#### [What to do]
Reproduce the listing below exactly, minus its pictures.

## start

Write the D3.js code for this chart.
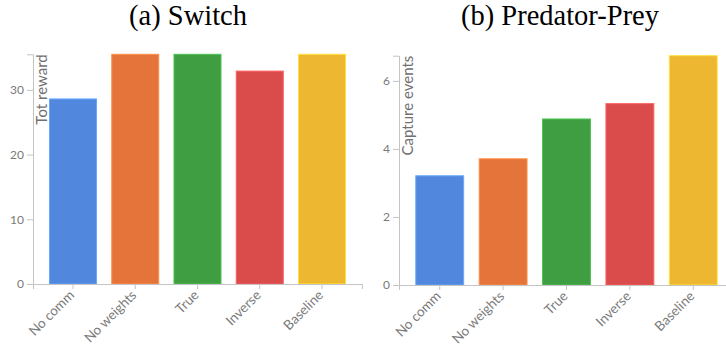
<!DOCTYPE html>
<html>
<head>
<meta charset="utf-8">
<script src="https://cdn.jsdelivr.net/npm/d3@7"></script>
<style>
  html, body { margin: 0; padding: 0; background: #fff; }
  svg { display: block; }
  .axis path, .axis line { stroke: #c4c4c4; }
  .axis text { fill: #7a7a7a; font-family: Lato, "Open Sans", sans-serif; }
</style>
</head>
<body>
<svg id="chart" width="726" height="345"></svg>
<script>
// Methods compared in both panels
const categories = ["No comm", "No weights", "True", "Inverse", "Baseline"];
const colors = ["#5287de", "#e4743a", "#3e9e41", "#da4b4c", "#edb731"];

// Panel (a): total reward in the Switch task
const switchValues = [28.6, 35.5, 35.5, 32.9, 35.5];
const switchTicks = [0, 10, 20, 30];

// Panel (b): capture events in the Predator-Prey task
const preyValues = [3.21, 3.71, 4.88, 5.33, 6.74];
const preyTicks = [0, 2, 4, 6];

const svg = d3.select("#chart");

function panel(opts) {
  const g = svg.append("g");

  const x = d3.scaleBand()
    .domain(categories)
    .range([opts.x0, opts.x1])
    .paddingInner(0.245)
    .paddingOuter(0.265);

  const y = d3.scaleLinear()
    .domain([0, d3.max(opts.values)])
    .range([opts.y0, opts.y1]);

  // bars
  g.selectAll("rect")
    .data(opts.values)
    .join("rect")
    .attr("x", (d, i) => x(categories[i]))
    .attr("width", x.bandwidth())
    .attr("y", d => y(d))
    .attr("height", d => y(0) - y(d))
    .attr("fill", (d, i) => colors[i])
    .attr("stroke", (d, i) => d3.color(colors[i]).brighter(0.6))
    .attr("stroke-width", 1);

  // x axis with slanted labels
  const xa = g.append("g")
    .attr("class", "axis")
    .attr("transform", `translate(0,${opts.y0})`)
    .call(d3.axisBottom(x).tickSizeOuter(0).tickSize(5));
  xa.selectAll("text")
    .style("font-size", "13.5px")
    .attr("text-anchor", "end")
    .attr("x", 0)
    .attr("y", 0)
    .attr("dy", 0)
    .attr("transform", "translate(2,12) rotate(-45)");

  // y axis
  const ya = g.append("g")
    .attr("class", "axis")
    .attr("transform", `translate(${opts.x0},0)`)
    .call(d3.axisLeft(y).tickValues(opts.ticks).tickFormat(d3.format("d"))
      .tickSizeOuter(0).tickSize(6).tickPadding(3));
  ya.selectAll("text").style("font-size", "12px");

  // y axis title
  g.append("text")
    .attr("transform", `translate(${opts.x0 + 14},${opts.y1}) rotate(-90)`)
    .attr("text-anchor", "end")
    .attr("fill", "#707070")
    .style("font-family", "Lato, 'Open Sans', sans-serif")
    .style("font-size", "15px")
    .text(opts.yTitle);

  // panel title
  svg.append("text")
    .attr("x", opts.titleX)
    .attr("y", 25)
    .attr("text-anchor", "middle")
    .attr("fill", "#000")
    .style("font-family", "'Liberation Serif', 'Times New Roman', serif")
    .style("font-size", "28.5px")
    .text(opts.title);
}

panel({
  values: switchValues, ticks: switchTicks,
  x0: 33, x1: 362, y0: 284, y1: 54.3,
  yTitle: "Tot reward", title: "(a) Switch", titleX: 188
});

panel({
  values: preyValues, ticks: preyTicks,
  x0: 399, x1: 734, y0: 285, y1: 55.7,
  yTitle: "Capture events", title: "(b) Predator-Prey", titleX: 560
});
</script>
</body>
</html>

## end

#### [Answer to the exercise]
Write the D3.js code for this chart.
<!DOCTYPE html>
<html>
<head>
<meta charset="utf-8">
<script src="https://cdn.jsdelivr.net/npm/d3@7"></script>
<style>
  html, body { margin: 0; padding: 0; background: #fff; }
  svg { display: block; }
  .axis path, .axis line { stroke: #c4c4c4; }
  .axis text { fill: #7a7a7a; font-family: Lato, "Open Sans", sans-serif; }
</style>
</head>
<body>
<svg id="chart" width="726" height="345"></svg>
<script>
// Methods compared in both panels
const categories = ["No comm", "No weights", "True", "Inverse", "Baseline"];
const colors = ["#5287de", "#e4743a", "#3e9e41", "#da4b4c", "#edb731"];

// Panel (a): total reward in the Switch task
const switchValues = [28.6, 35.5, 35.5, 32.9, 35.5];
const switchTicks = [0, 10, 20, 30];

// Panel (b): capture events in the Predator-Prey task
const preyValues = [3.21, 3.71, 4.88, 5.33, 6.74];
const preyTicks = [0, 2, 4, 6];

const svg = d3.select("#chart");

function panel(opts) {
  const g = svg.append("g");

  const x = d3.scaleBand()
    .domain(categories)
    .range([opts.x0, opts.x1])
    .paddingInner(0.245)
    .paddingOuter(0.265);

  const y = d3.scaleLinear()
    .domain([0, d3.max(opts.values)])
    .range([opts.y0, opts.y1]);

  // bars
  g.selectAll("rect")
    .data(opts.values)
    .join("rect")
    .attr("x", (d, i) => x(categories[i]))
    .attr("width", x.bandwidth())
    .attr("y", d => y(d))
    .attr("height", d => y(0) - y(d))
    .attr("fill", (d, i) => colors[i])
    .attr("stroke", (d, i) => d3.color(colors[i]).brighter(0.6))
    .attr("stroke-width", 1);

  // x axis with slanted labels
  const xa = g.append("g")
    .attr("class", "axis")
    .attr("transform", `translate(0,${opts.y0})`)
    .call(d3.axisBottom(x).tickSizeOuter(0).tickSize(5));
  xa.selectAll("text")
    .style("font-size", "13.5px")
    .attr("text-anchor", "end")
    .attr("x", 0)
    .attr("y", 0)
    .attr("dy", 0)
    .attr("transform", "translate(2,12) rotate(-45)");

  // y axis
  const ya = g.append("g")
    .attr("class", "axis")
    .attr("transform", `translate(${opts.x0},0)`)
    .call(d3.axisLeft(y).tickValues(opts.ticks).tickFormat(d3.format("d"))
      .tickSizeOuter(0).tickSize(6).tickPadding(3));
  ya.selectAll("text").style("font-size", "12px");

  // y axis title
  g.append("text")
    .attr("transform", `translate(${opts.x0 + 14},${opts.y1}) rotate(-90)`)
    .attr("text-anchor", "end")
    .attr("fill", "#707070")
    .style("font-family", "Lato, 'Open Sans', sans-serif")
    .style("font-size", "15px")
    .text(opts.yTitle);

  // panel title
  svg.append("text")
    .attr("x", opts.titleX)
    .attr("y", 25)
    .attr("text-anchor", "middle")
    .attr("fill", "#000")
    .style("font-family", "'Liberation Serif', 'Times New Roman', serif")
    .style("font-size", "28.5px")
    .text(opts.title);
}

panel({
  values: switchValues, ticks: switchTicks,
  x0: 33, x1: 362, y0: 284, y1: 54.3,
  yTitle: "Tot reward", title: "(a) Switch", titleX: 188
});

panel({
  values: preyValues, ticks: preyTicks,
  x0: 399, x1: 734, y0: 285, y1: 55.7,
  yTitle: "Capture events", title: "(b) Predator-Prey", titleX: 560
});
</script>
</body>
</html>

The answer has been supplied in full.